With little voter appetite for change at a time of crisis, Scholz won September’s election largely by co-opting Merkel’s winning mix of low-key stability, common sense and no-frills sobriety.

But this week, with record infection numbers requiring fresh lockdowns, he made a quiet but firm break, calling out Merkel’s cautious style of leadership as indecisive. “Many people are very frustrated, they want clear and quick decisions,” he told Die Zeit weekly. “The new government will act.”

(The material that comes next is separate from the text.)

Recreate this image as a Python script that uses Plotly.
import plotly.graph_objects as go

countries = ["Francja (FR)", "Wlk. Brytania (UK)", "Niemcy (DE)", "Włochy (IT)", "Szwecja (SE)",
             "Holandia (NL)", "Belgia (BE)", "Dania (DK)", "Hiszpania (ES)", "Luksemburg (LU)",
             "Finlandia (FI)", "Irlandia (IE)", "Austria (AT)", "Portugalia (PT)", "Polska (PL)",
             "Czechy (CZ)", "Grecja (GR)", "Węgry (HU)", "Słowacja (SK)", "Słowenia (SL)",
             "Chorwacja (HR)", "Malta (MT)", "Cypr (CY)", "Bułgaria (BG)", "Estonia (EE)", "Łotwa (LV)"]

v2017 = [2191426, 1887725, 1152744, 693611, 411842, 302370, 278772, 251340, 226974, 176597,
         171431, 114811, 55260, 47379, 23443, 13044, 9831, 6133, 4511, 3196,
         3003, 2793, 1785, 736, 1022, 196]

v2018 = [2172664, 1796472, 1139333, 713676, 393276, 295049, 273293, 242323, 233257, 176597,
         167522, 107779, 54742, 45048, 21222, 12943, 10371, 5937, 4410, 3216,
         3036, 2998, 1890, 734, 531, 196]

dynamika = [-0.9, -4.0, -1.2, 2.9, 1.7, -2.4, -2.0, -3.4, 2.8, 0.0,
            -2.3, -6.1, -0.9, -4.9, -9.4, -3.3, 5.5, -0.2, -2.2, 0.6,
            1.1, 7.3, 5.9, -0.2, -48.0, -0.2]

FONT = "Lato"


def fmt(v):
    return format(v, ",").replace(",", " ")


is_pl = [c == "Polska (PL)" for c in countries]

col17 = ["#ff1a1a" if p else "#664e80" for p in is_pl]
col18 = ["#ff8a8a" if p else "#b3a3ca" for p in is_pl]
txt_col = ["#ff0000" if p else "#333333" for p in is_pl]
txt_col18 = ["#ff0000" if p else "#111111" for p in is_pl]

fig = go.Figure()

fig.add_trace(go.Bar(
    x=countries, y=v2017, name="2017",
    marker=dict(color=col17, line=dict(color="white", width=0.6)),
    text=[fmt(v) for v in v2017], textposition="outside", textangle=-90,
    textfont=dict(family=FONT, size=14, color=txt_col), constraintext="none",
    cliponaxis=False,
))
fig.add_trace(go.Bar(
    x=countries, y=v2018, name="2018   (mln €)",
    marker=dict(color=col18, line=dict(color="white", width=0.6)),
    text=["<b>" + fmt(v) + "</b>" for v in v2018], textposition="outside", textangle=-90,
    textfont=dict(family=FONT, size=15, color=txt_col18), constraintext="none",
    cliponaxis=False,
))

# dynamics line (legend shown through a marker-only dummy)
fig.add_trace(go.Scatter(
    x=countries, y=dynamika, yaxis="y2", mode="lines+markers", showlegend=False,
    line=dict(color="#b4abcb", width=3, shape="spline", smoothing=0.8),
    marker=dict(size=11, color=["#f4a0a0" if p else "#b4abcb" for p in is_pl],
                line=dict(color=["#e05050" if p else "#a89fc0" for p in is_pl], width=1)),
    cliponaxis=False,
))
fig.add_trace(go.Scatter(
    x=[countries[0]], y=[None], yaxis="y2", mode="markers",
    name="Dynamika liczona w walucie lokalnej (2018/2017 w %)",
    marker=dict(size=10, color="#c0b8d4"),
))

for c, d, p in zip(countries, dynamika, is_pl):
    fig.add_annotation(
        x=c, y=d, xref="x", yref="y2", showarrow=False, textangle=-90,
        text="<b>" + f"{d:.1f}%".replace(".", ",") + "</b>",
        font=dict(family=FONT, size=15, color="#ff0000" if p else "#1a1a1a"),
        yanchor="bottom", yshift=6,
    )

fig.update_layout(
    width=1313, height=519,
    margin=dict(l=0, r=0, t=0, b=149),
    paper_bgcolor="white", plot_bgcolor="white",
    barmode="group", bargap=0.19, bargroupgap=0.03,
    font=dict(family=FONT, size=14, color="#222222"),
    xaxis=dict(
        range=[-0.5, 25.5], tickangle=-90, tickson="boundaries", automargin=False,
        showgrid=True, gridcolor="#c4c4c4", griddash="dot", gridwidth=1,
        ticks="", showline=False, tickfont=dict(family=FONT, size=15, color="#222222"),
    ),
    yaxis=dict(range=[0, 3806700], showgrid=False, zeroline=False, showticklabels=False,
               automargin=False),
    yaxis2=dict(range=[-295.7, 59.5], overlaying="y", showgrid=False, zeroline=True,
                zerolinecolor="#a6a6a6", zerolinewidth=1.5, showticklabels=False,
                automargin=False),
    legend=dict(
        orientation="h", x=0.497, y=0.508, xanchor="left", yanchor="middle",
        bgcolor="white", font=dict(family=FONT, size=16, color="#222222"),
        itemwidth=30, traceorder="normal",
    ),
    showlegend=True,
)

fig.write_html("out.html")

He presented plans to streamline and expedite chancellery pandemic decisions and blindsided Merkel with a promise to make Covid-19 vaccinations compulsory by March at the latest.

Radical cuts

No one is underestimating the ability of Scholz to turn things around. After all the man who united the SPD to lead it back to power next week is the same man whose thankless task it was, as labour minister in 2003, to push through radical cuts to welfare and worker rights. The “Agenda 2010” reforms eventually revived the struggling German economy, but collapsed the government of Gerhard Schröder and split the SPD.

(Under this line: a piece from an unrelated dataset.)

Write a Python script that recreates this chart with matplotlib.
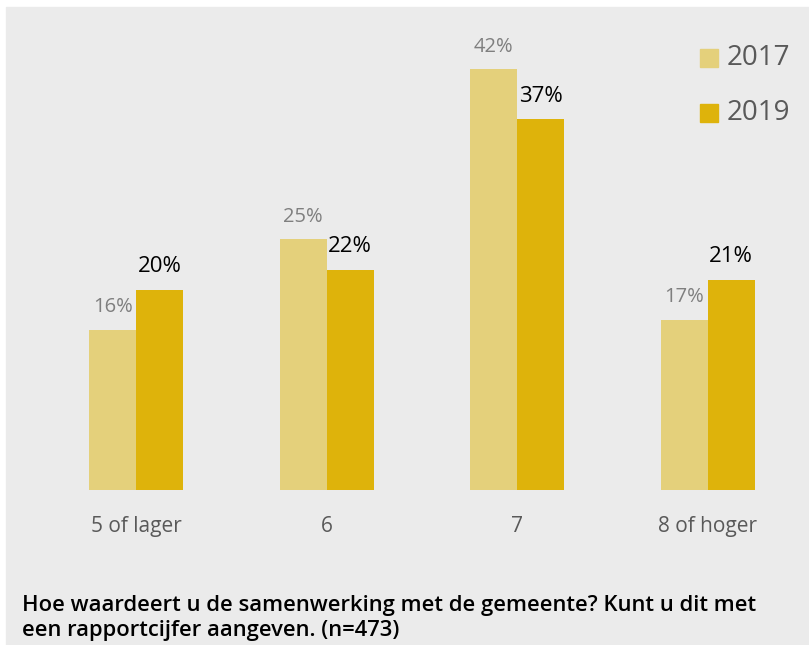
import matplotlib.pyplot as plt
import numpy as np

plt.rcParams['font.family'] = ['Open Sans', 'DejaVu Sans']

categories = ['5 of lager', '6', '7', '8 of hoger']
values_2017 = [16, 25, 42, 17]
values_2019 = [20, 22, 37, 21]
series_names = ['2017', '2019']

color_2017 = '#E4D07B'
color_2019 = '#DEB30B'
bg = '#EBEBEB'

fig = plt.figure(figsize=(8.09, 6.45), dpi=100)
# grijze achtergrond met witte rand links/boven
fig.patches.append(plt.Rectangle((6 / 809, 0), 1, 1 - 7 / 645,
                                 transform=fig.transFigure, color=bg, zorder=-1))

ax = fig.add_axes([41 / 809, (645 - 490) / 645, 762 / 809, 451 / 645])
ax.set_facecolor('none')

x = np.arange(len(categories))
w = 47 / 190.5
b1 = ax.bar(x - w / 2, values_2017, w, color=color_2017, label=series_names[0])
b2 = ax.bar(x + w / 2, values_2019, w, color=color_2019, label=series_names[1])

for rect, v in zip(b1, values_2017):
    ax.annotate(f'{v}%', (rect.get_x() + rect.get_width() / 2, v),
                xytext=(0, 9), textcoords='offset points', ha='center', va='bottom',
                fontsize=14.5, color='#7F7F7F')
for rect, v in zip(b2, values_2019):
    ax.annotate(f'{v}%', (rect.get_x() + rect.get_width() / 2, v),
                xytext=(0, 9), textcoords='offset points', ha='center', va='bottom',
                fontsize=16, color='black')

ax.set_xlim(-0.5, 3.5)
ax.set_ylim(0, 45)
ax.set_yticks([])
ax.set_xticks(x)
ax.set_xticklabels(categories, fontsize=15, color='#595959')
ax.tick_params(axis='x', length=0, pad=19)
for s in ax.spines.values():
    s.set_visible(False)

# legenda
for i, (name, col) in enumerate(zip(series_names, [color_2017, color_2019])):
    yc = 1 - (58 + i * 55) / 645
    fig.patches.append(plt.Rectangle((700 / 809, yc - 9 / 645), 18 / 809, 18 / 645,
                                     transform=fig.transFigure, color=col, zorder=3))
    fig.text(727 / 809, yc, name, fontsize=20, color='#595959', va='center', ha='left')

fig.text(22 / 809, 1 - 618 / 645,
         'Hoe waardeert u de samenwerking met de gemeente? Kunt u dit met\neen rapportcijfer aangeven. (n=473)',
         fontsize=15.85, fontweight='semibold', color='black', va='center', ha='left',
         linespacing=1.27)

fig.savefig('out.png', dpi=100)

His fortunes began to turn only in August when, as his main rivals began making serious slips, the SPD rolled out a campaign that was tailored around Scholz, with images as striking as the message.

It repositioned Scholz as a progressive, ready to roll back the worst extremes of the reforms with a €12 minimum wage, stable pensions and more generous welfare payments. With a united campaign message – fairness – his party banded behind him, and voters followed.

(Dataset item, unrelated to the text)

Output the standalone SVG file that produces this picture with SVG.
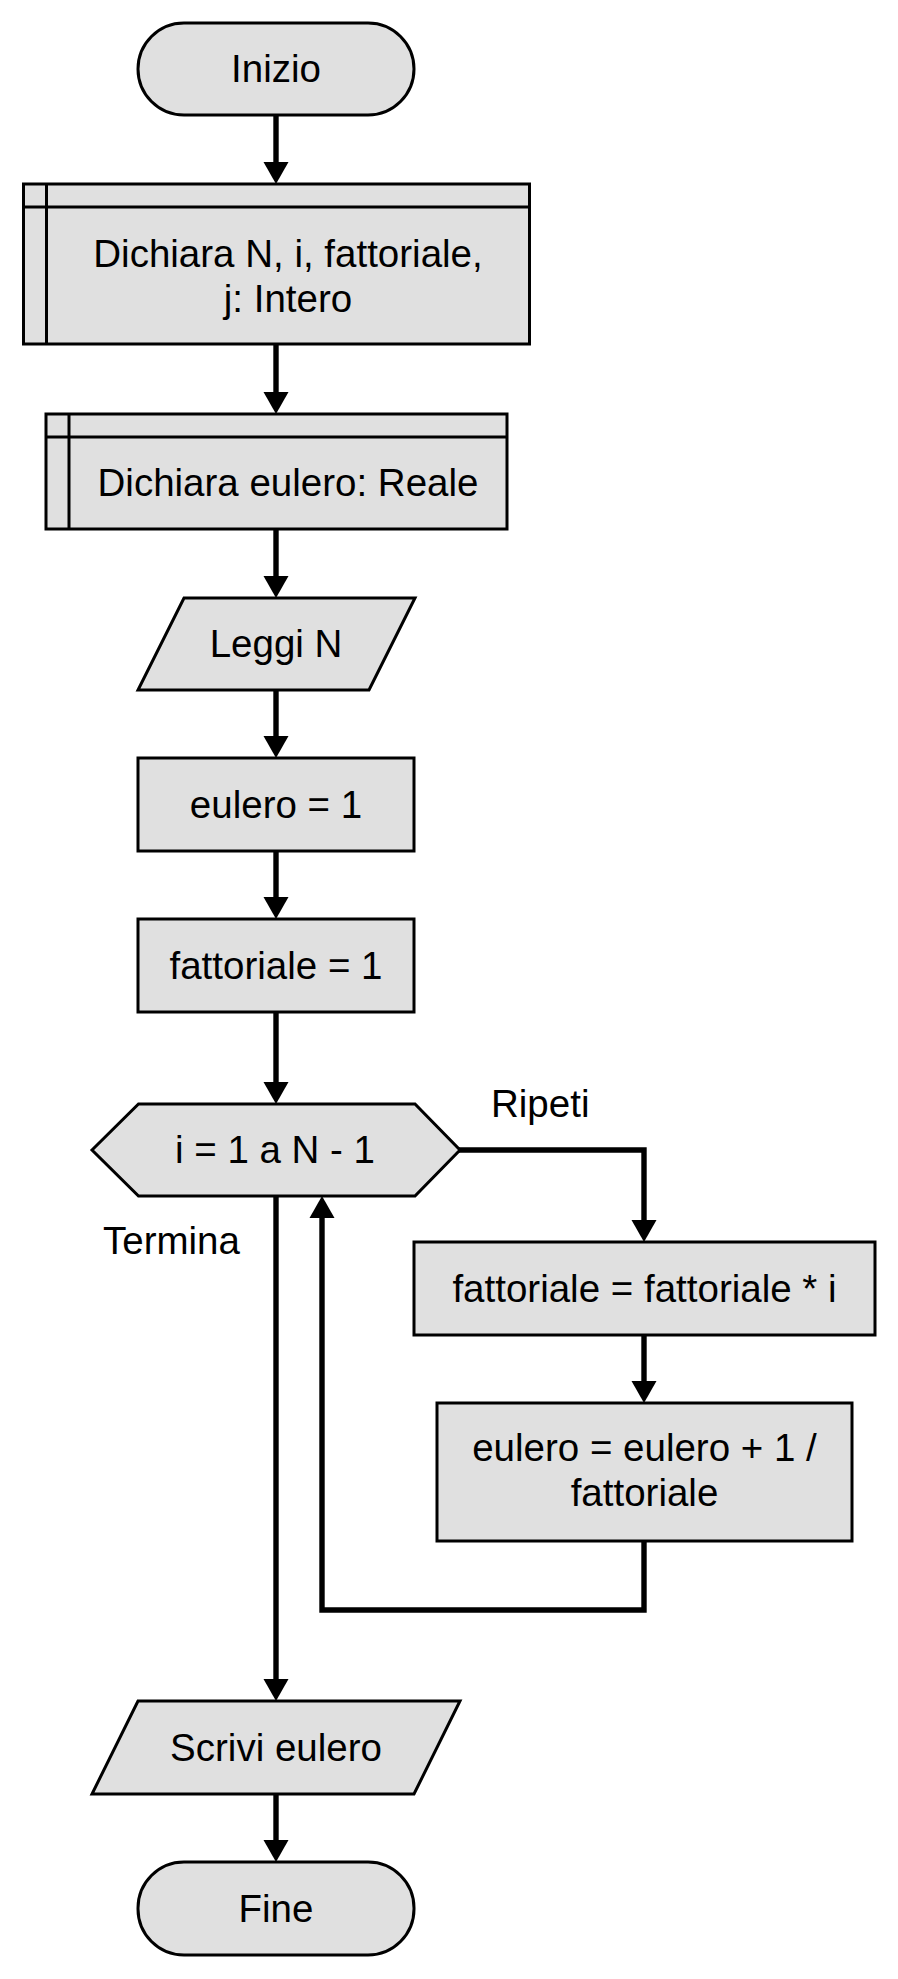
<svg xmlns="http://www.w3.org/2000/svg" width="898" height="1979" viewBox="0 0 898 1979">
<style>
.n{fill:#e0e0e0;stroke:#000;stroke-width:3}
.l{fill:none;stroke:#000;stroke-width:3}
.t{font-family:"Liberation Sans",Arial,sans-serif;font-size:38.5px;fill:#000;text-anchor:middle}
.s{text-anchor:start}
.c{fill:none;stroke:#000;stroke-width:5.4;stroke-linejoin:miter;marker-end:url(#ah)}
</style>
<defs>
<marker id="ah" markerUnits="userSpaceOnUse" markerWidth="23" markerHeight="26" refX="0" refY="12.5" orient="auto" overflow="visible">
<path d="M0,0 L22,12.5 L0,25 Z" fill="#000"/>
</marker>
</defs>
<rect width="898" height="1979" fill="#fff"/>
<g id="connectors">
<path class="c" d="M276,115 V162"/>
<path class="c" d="M276,344 V392"/>
<path class="c" d="M276,529 V576"/>
<path class="c" d="M276,690 V736"/>
<path class="c" d="M276,851 V897"/>
<path class="c" d="M276,1012 V1082"/>
<path class="c" d="M459,1150 H644 V1220"/>
<path class="c" d="M644,1335 V1381"/>
<path class="c" d="M644,1541 V1610 H322 V1218"/>
<path class="c" d="M276,1196 V1679"/>
<path class="c" d="M276,1794 V1840"/>
</g>
<g id="inizio">
<rect class="n" x="138" y="23" width="276" height="92" rx="46" ry="46"/>
<text class="t" x="276" y="82">Inizio</text>
</g>
<g id="dichiara1">
<rect class="n" x="23.5" y="184" width="506" height="160"/>
<line class="l" x1="23.5" y1="207" x2="529.5" y2="207"/>
<line class="l" x1="46.5" y1="184" x2="46.5" y2="344"/>
<text class="t" x="288" y="267">Dichiara N, i, fattoriale,</text>
<text class="t" x="288" y="312">j: Intero</text>
</g>
<g id="dichiara2">
<rect class="n" x="46" y="414" width="461" height="115"/>
<line class="l" x1="46" y1="437" x2="507" y2="437"/>
<line class="l" x1="69" y1="414" x2="69" y2="529"/>
<text class="t" x="288" y="496">Dichiara eulero: Reale</text>
</g>
<g id="leggi">
<polygon class="n" points="184,598 415,598 369,690 138,690"/>
<text class="t" x="276" y="657">Leggi N</text>
</g>
<g id="eulero1">
<rect class="n" x="138" y="758" width="276" height="93"/>
<text class="t" x="276" y="818">eulero = 1</text>
</g>
<g id="fattoriale1">
<rect class="n" x="138" y="919" width="276" height="93"/>
<text class="t" x="276" y="979">fattoriale = 1</text>
</g>
<g id="ciclo">
<polygon class="n" points="92,1150 138.5,1104 415,1104 460,1150 415,1196 138.5,1196"/>
<text class="t" x="275" y="1163">i = 1 a N - 1</text>
</g>
<g id="labels">
<text class="t s" x="491" y="1117">Ripeti</text>
<text class="t s" x="103" y="1254">Termina</text>
</g>
<g id="fattoriale2">
<rect class="n" x="414" y="1242" width="461" height="93"/>
<text class="t" x="644.5" y="1302">fattoriale = fattoriale * i</text>
</g>
<g id="eulero2">
<rect class="n" x="437" y="1403" width="415" height="138"/>
<text class="t" x="644.5" y="1461">eulero = eulero + 1 /</text>
<text class="t" x="644.5" y="1506">fattoriale</text>
</g>
<g id="scrivi">
<polygon class="n" points="138,1701 460,1701 414,1794 92,1794"/>
<text class="t" x="276" y="1761">Scrivi eulero</text>
</g>
<g id="fine">
<rect class="n" x="138" y="1862" width="276" height="93" rx="46" ry="46"/>
<text class="t" x="276" y="1922">Fine</text>
</g>
</svg>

Scholz, born in Osnabrück, studied law, entered the Bundestag in 1998 and left his radical student politics at the door. Party colleagues say he is admired rather than liked for his thick skin and stamina: some praise his “dry wit” while others have encountered a “patronising intellectual”.

In the first Merkel grand coalition, as labour minister during the banking and euro crises, Scholz earned kudos for implementing emergency measures that kept Germans at work and the economy out of recession.

Back in Hamburg from 2011, as SPD governing mayor for seven years, he was a popular law-and-order figure – until 2017 when riots at the G20 meeting transformed the city into a war zone.

Untested alliance

As federal finance minister for the past four years, Scholz brought a new generation of economists and advisers into his ministry to soften an economic orthodoxy that left Berlin increasingly out of step with its fellow euro zone members. When the pandemic struck, this team shaped and rolled out emergency stimulus measures at home and at EU level – the latter allowing Brussels issue bonds for the first time. Scholz has sent mixed signals on whether that was a one-off measure.

Before that EU reform debate can begin in earnest, however, Scholz has to make a go of his untested three-way alliance at home with diametrically opposed coalition partners: the neoliberal Free Democratic Party (FDP) and leftist Greens.

After speedy and discreet coalition talks, they have committed to expensive promises – more generous welfare and far-reaching economic transformation – but without tax increases and, as yet, no clear financing plan.

Though an SPD chancellor, Scholz is not chairman of his party, leaving him dependent on a leadership duo to help discipline his party’s centrist and leftist wings.

Finally, a lingering scandal over a tax-dodging bank from his Hamburg days may yet come back to haunt him in Berlin.

Close confidantes say the new chancellor’s priority is a progressive government that corrects big and small social injustices, proves that industrial economies can make a green leap and repositions Berlin as a proactive European partner. Until the pandemic passes, though, no one expects to see much of that Smurf-like grin.